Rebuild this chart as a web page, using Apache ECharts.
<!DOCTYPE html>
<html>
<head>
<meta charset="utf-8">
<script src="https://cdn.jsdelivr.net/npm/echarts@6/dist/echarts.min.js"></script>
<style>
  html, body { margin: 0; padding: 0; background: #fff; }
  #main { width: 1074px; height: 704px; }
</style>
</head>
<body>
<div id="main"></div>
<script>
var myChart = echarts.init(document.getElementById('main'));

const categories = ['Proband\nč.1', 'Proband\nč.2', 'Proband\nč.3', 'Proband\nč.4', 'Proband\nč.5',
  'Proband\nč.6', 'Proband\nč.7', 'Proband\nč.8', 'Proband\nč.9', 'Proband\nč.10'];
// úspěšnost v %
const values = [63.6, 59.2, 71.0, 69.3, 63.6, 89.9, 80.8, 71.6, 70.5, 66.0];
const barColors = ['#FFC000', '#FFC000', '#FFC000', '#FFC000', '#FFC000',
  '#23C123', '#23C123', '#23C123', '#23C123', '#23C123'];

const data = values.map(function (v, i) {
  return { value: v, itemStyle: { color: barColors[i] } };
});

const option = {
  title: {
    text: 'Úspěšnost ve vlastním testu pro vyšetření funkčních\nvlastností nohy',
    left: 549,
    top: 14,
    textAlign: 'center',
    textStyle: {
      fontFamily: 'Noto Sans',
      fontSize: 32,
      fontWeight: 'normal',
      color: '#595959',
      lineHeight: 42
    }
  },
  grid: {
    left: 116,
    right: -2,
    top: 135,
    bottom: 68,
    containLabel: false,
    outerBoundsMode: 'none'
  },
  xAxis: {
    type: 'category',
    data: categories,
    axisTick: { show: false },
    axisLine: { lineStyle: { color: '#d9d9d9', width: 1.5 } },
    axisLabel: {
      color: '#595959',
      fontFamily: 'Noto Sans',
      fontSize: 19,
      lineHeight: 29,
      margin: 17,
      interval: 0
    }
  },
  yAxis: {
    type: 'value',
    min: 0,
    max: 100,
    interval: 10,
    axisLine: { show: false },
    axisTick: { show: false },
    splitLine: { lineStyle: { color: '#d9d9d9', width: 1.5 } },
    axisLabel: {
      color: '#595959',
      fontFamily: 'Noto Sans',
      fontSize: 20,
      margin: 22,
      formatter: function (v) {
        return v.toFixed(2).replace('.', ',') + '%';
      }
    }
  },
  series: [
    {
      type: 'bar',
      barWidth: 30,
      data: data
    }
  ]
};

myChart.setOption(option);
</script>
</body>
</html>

--------------------

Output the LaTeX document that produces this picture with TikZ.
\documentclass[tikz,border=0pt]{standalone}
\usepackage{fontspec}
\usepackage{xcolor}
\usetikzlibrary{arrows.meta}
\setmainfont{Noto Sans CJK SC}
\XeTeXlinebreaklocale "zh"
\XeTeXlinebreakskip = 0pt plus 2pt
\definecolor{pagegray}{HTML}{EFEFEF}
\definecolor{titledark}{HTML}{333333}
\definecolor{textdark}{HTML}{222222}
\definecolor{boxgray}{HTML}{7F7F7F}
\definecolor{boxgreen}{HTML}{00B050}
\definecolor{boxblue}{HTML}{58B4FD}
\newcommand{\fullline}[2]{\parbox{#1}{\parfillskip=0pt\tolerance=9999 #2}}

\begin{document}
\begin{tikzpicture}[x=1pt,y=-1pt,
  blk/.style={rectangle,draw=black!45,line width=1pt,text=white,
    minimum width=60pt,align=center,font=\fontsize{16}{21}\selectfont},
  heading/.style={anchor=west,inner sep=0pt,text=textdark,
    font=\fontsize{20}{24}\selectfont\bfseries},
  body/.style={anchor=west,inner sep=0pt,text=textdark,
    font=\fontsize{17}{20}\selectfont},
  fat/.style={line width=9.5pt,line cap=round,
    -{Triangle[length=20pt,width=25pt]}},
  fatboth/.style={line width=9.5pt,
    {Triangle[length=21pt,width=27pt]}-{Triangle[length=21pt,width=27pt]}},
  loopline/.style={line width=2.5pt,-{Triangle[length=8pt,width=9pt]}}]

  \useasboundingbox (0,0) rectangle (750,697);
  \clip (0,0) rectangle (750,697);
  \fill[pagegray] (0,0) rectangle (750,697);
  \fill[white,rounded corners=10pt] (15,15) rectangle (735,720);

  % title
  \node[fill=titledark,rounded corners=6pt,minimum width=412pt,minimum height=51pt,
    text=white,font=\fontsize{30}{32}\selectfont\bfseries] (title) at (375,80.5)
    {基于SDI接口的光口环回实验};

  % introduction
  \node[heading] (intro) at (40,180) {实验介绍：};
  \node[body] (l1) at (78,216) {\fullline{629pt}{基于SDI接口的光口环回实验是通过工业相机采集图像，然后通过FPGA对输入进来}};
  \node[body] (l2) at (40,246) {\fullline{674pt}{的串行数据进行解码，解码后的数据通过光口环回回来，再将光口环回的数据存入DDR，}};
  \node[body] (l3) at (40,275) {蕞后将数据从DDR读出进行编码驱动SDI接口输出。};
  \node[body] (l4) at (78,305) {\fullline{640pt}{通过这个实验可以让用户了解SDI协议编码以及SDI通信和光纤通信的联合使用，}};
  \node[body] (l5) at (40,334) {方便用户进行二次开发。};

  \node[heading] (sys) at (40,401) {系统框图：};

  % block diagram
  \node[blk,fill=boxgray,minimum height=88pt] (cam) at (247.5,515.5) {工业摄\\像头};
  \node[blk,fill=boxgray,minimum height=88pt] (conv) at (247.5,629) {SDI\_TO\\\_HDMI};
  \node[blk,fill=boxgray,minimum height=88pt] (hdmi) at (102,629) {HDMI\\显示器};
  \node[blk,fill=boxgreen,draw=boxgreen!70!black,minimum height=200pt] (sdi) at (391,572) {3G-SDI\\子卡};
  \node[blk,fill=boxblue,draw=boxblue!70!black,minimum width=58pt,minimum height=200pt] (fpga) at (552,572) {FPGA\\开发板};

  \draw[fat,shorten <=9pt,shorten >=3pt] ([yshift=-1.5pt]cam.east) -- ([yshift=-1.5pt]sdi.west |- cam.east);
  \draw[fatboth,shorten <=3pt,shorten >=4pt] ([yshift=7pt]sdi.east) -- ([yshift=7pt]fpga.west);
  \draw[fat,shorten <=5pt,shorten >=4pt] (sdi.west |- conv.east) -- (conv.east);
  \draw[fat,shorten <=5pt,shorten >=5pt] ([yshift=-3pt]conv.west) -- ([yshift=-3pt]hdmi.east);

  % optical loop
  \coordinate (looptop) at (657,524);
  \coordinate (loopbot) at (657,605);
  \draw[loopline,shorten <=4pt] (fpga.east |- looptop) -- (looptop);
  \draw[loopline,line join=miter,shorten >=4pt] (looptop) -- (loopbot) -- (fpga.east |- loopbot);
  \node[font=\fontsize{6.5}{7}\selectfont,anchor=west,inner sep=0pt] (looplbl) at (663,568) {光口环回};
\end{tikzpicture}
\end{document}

--------------------

# WHAT IS REQUIRED
Nothing but the lines from the one with "Rebuild this chart" through the one with "var myChart = echarts.init(document.getElementById('main'));" should be repeated, and each exactly.

# WRITTEN SOLUTION
Rebuild this chart as a web page, using Apache ECharts.
<!DOCTYPE html>
<html>
<head>
<meta charset="utf-8">
<script src="https://cdn.jsdelivr.net/npm/echarts@6/dist/echarts.min.js"></script>
<style>
  html, body { margin: 0; padding: 0; background: #fff; }
  #main { width: 1074px; height: 704px; }
</style>
</head>
<body>
<div id="main"></div>
<script>
var myChart = echarts.init(document.getElementById('main'));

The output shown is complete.